Why Pre-Shipment Inspection Matters
The alternative to a PSI is discovering quality problems after your goods have cleared Chinese customs — at which point your options are expensive and time-consuming. Rework in China, return shipment, or accepting and selling defective goods.
A PSI catches problems while they're still the factory's problem. Done correctly, it gives you leverage to demand rework before you release final payment.
Choosing an Inspection Company
The major international inspection firms operating in China include:
- Bureau Veritas (BV) — Global leader, broad product coverage
- SGS — Strong in consumer goods and food safety
- Intertek — Good coverage in textiles and electronics
- QIMA — Tech-forward, strong digital reporting, competitive pricing
- Asia Inspection / API — Competitive rates, good GBA coverage
For most buyers, QIMA or Asia Inspection offer the best price-to-service ratio. Bureau Veritas and SGS are appropriate when your buyer (a major retailer) specifies a particular firm.
What Is AQL Sampling?
AQL (Acceptable Quality Level) is the statistical sampling methodology used to determine how many units to inspect from a production run — and how many defects are acceptable before rejecting the lot.
Standard AQL levels for consumer goods:
- Critical defects (safety risks): AQL 0 — any critical defect fails the inspection
- Major defects (affect function or appearance significantly): AQL 2.5 — typically acceptable
- Minor defects (cosmetic issues): AQL 4.0 — typically acceptable
For example, on a production run of 1,200 units, AQL 2.5 requires inspecting 80 units. If more than 5 major defects are found in those 80 units, the lot fails.
What Inspectors Check
A standard pre-shipment inspection covers:
- Product appearance and workmanship
- Dimensions and weight against your specifications
- Quantity verification (count the units)
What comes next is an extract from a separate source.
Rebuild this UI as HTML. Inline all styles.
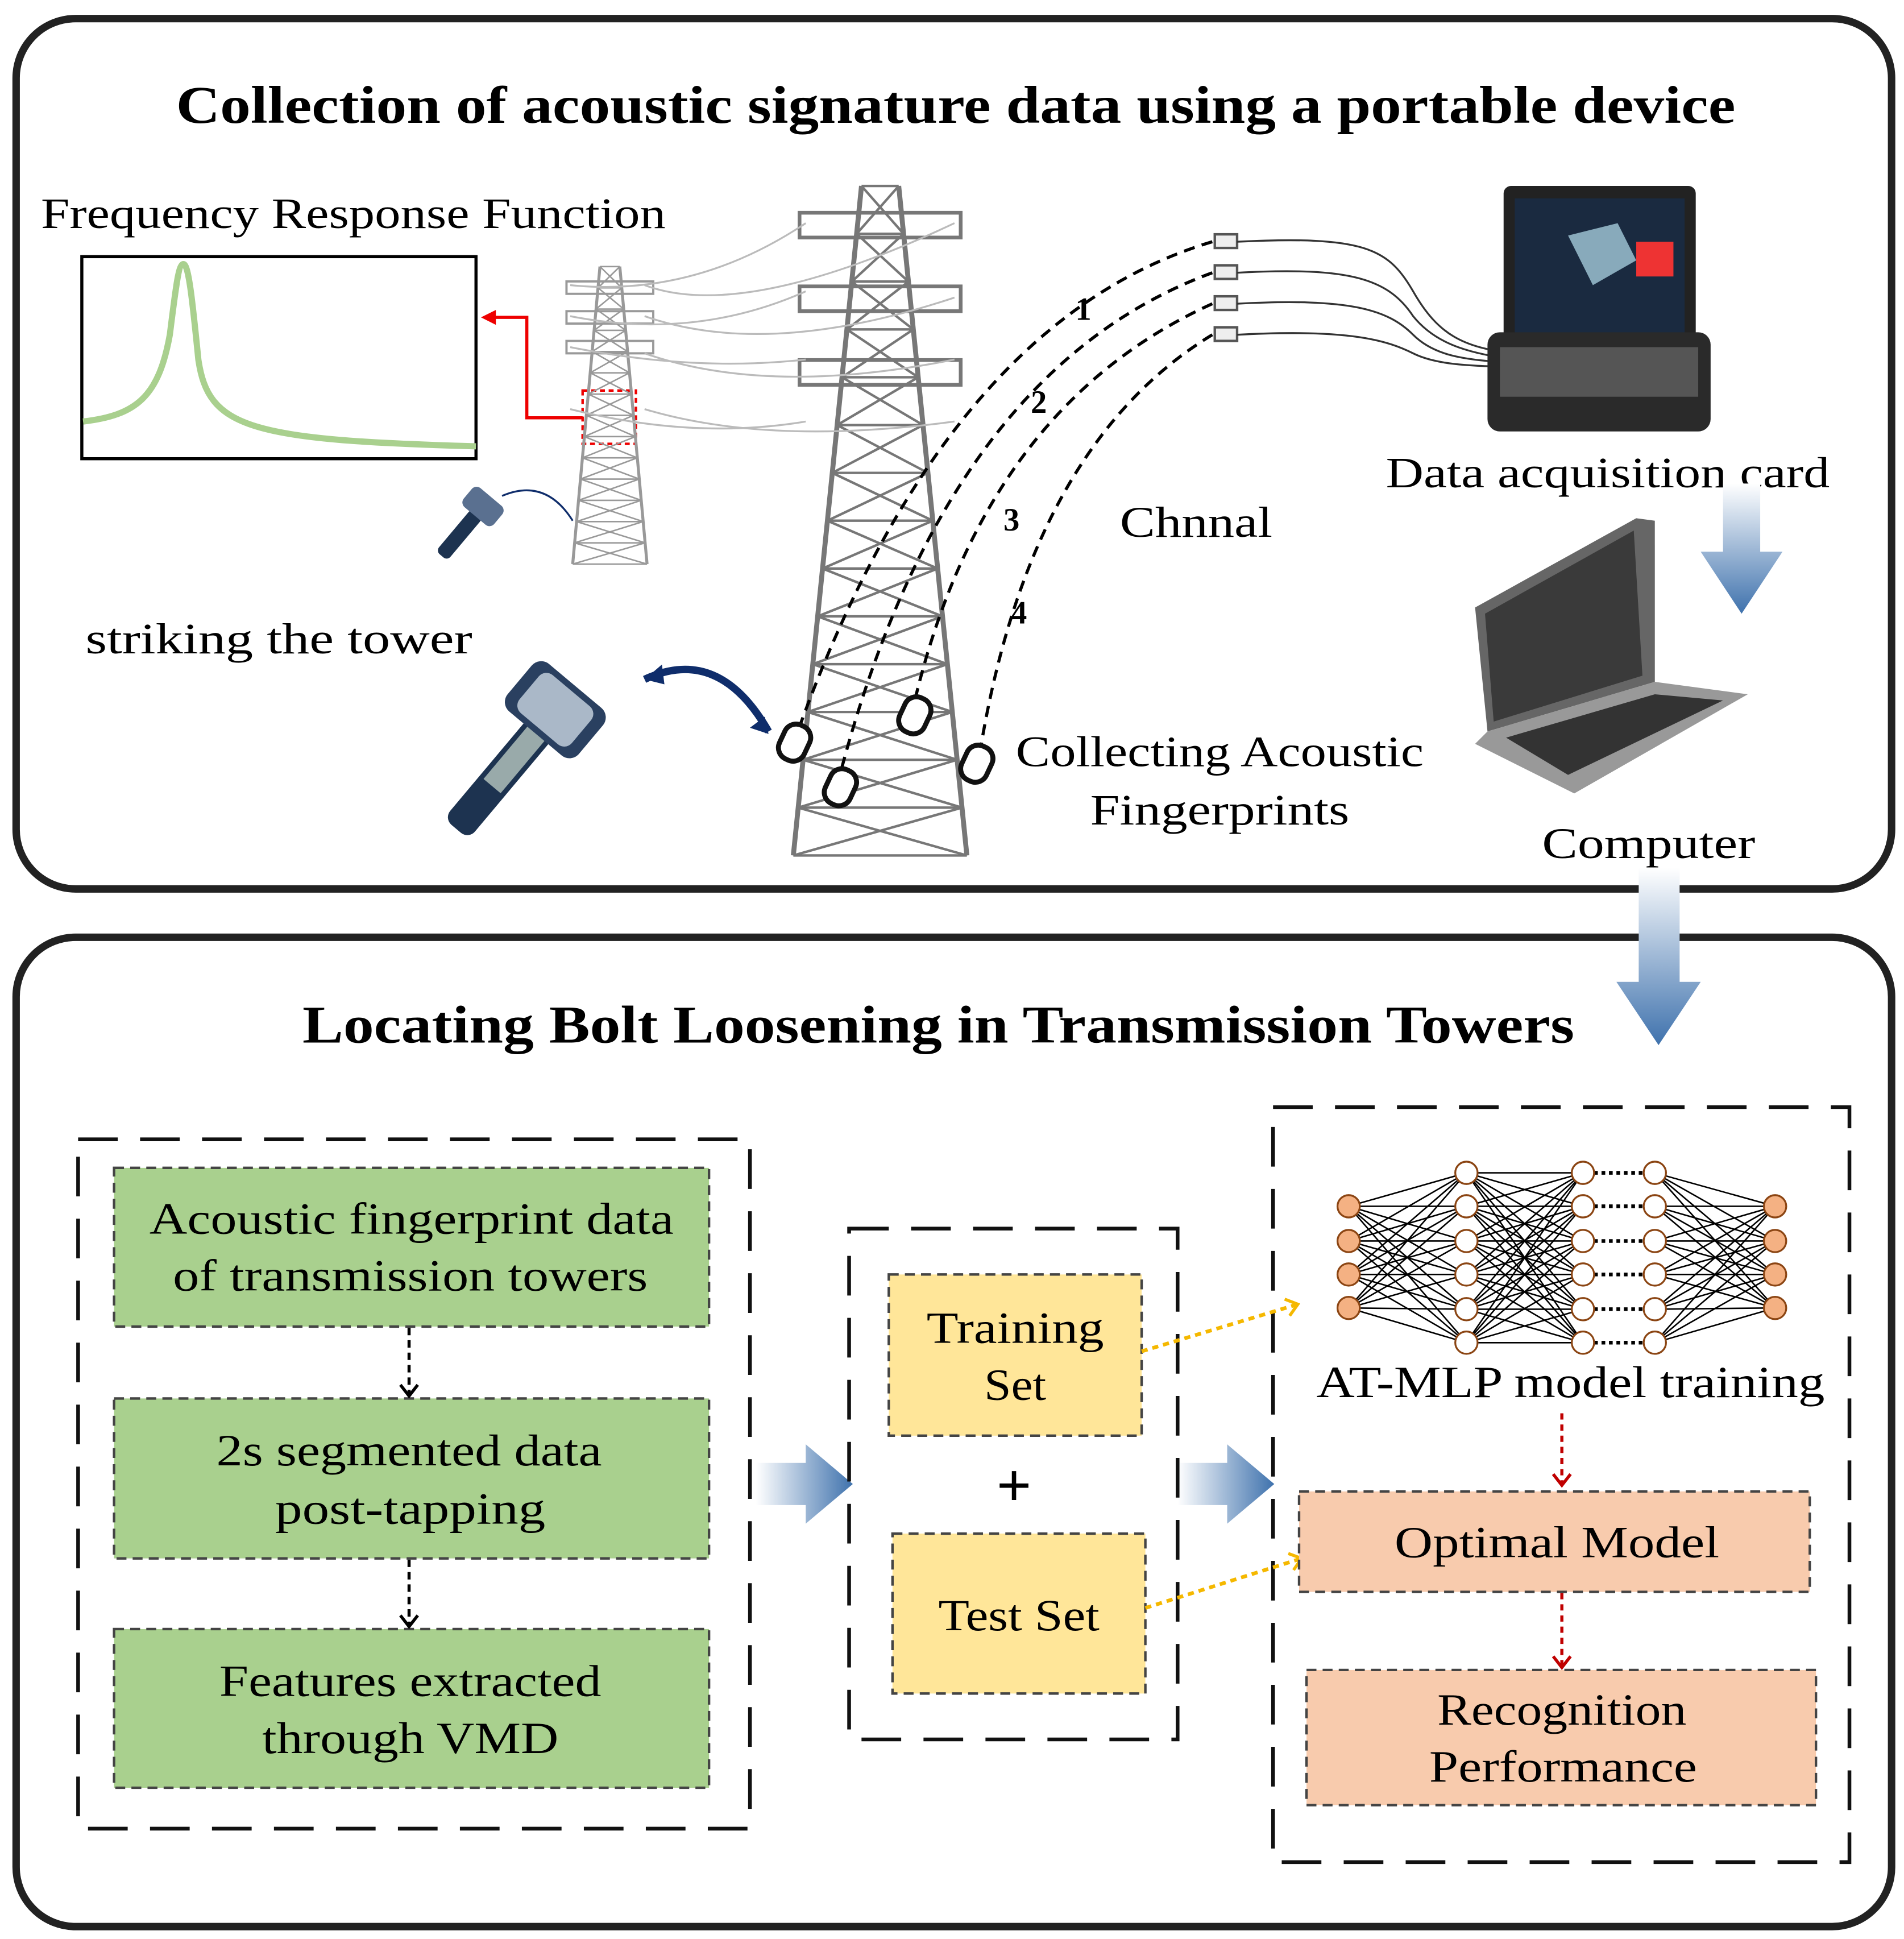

- Packaging integrity and labelling accuracy
- Function testing (for products with functional requirements)
- Barcode scanning (if applicable)
- Carton drop test
You should prepare a detailed inspection checklist with your specifications, defect definitions, and photos of acceptable vs. unacceptable quality. The more specific your brief, the more useful the inspection report.
Handling a Failed Inspection
If your inspection report shows a fail:
- Don't release final payment
- Review the inspection report in detail — understand exactly what failed and why
- Communicate the specific failures to the factory in writing
- Agree a rework plan with timeline and re-inspection
- Schedule a re-inspection (at additional cost, but worth it)
Most factories will rework without argument if the defects are clearly documented by a third-party inspector. The inspection report is your objective evidence — use it.